**DATA FOR PROCESSING**
....

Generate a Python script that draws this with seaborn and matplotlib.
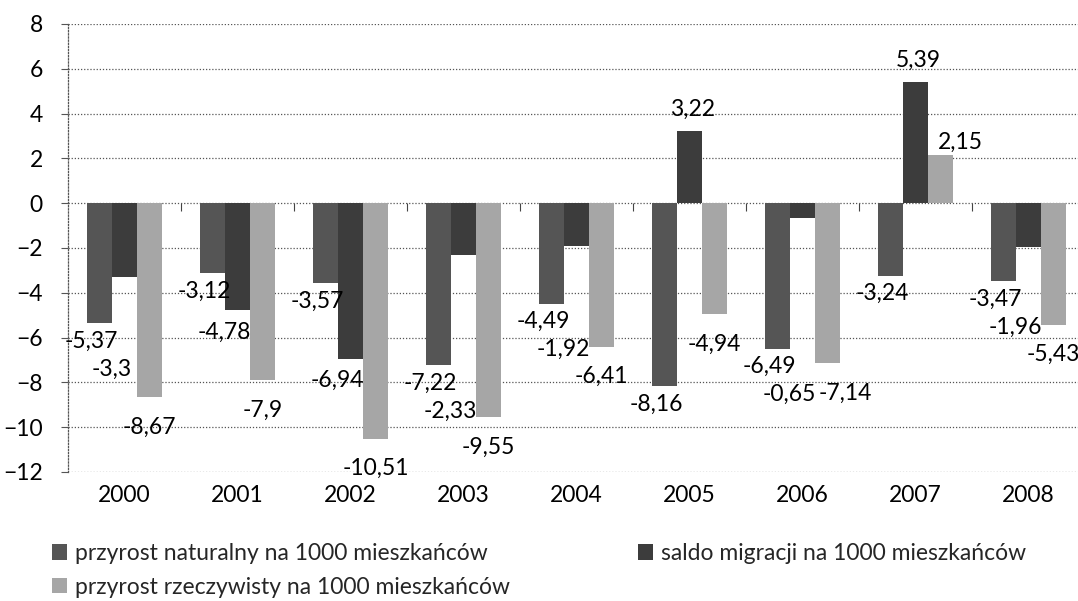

....

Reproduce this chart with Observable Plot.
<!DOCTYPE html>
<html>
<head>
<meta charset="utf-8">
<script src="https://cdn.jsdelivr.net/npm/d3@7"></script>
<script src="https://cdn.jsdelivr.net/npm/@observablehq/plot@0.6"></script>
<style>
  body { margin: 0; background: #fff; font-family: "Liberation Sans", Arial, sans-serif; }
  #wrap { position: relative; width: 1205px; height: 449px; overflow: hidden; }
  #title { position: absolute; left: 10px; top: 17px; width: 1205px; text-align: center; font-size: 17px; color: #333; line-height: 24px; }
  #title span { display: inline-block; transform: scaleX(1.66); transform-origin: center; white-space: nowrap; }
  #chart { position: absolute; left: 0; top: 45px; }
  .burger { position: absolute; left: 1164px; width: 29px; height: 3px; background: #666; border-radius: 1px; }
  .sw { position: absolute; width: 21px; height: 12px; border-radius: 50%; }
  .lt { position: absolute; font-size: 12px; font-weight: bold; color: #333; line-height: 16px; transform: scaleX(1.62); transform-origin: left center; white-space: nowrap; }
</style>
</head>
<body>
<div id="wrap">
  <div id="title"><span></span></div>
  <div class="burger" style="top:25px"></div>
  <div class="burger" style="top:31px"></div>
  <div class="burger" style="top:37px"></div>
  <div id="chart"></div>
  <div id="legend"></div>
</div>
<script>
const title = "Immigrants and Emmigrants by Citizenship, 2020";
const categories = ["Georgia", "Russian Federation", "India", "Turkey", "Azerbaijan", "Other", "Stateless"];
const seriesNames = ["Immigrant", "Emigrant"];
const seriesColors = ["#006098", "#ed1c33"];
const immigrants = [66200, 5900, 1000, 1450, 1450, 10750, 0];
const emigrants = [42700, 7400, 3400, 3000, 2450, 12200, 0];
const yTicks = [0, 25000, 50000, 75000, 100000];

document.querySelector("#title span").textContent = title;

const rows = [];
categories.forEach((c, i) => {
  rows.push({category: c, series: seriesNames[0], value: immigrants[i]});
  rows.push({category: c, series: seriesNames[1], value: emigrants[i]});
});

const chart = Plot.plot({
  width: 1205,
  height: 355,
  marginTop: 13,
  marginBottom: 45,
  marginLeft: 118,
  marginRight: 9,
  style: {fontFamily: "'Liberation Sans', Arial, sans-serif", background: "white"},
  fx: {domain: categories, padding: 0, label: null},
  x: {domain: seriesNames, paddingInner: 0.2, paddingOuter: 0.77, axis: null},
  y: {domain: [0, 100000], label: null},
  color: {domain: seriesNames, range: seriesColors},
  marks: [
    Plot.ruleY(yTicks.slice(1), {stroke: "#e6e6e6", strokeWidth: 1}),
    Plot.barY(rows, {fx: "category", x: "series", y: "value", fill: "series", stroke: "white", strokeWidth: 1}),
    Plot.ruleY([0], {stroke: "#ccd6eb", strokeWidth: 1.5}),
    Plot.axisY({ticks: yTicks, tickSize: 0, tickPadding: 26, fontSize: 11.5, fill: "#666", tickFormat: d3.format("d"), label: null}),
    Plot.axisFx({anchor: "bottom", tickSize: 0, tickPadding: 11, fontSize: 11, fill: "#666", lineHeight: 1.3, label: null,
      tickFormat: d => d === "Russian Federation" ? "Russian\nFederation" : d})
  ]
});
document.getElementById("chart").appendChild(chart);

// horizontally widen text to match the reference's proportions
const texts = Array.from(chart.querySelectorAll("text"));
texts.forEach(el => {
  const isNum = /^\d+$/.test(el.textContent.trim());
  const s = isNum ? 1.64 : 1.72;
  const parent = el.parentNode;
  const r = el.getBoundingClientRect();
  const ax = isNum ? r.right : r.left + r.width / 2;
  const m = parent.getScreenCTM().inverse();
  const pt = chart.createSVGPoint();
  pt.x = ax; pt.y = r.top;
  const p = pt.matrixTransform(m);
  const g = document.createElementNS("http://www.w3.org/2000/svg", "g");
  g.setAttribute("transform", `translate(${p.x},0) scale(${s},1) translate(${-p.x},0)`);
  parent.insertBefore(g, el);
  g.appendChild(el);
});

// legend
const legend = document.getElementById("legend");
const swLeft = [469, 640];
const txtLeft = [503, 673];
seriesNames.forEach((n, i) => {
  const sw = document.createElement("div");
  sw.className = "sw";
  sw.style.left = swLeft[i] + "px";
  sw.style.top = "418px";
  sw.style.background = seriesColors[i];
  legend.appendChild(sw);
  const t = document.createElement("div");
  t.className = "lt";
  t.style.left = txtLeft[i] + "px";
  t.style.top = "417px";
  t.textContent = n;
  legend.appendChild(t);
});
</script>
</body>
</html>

....

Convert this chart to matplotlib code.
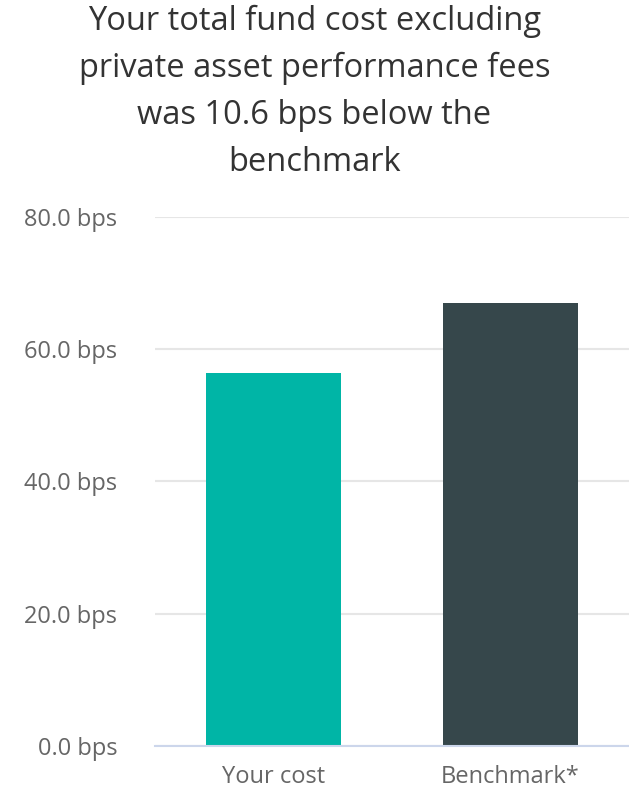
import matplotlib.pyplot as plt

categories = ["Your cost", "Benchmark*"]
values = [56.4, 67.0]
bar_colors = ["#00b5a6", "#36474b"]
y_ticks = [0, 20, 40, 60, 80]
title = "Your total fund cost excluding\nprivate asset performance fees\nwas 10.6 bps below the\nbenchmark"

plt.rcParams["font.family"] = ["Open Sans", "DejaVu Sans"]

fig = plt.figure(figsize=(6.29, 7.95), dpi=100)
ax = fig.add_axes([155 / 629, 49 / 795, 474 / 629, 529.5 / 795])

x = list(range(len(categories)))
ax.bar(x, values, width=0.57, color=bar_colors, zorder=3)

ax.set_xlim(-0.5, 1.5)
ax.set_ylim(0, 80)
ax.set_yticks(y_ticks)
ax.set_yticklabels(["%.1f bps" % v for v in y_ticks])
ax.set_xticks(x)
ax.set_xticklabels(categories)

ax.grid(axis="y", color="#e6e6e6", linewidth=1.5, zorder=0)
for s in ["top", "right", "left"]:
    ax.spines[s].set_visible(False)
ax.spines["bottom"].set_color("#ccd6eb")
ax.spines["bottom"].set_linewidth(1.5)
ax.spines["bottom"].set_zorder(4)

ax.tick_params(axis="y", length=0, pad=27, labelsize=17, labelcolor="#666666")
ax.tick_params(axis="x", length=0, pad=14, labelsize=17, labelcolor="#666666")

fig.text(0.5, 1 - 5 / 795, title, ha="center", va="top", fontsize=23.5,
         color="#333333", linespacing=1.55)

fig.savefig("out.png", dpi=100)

....

**WORK TO DO**
Find every line in the records above that holds the word "chart", and copy each one.

**THE SOLUTION**
Reproduce this chart with Observable Plot.
  #chart { position: absolute; left: 0; top: 45px; }
  <div id="chart"></div>
const chart = Plot.plot({
document.getElementById("chart").appendChild(chart);
const texts = Array.from(chart.querySelectorAll("text"));
  const pt = chart.createSVGPoint();
Convert this chart to matplotlib code.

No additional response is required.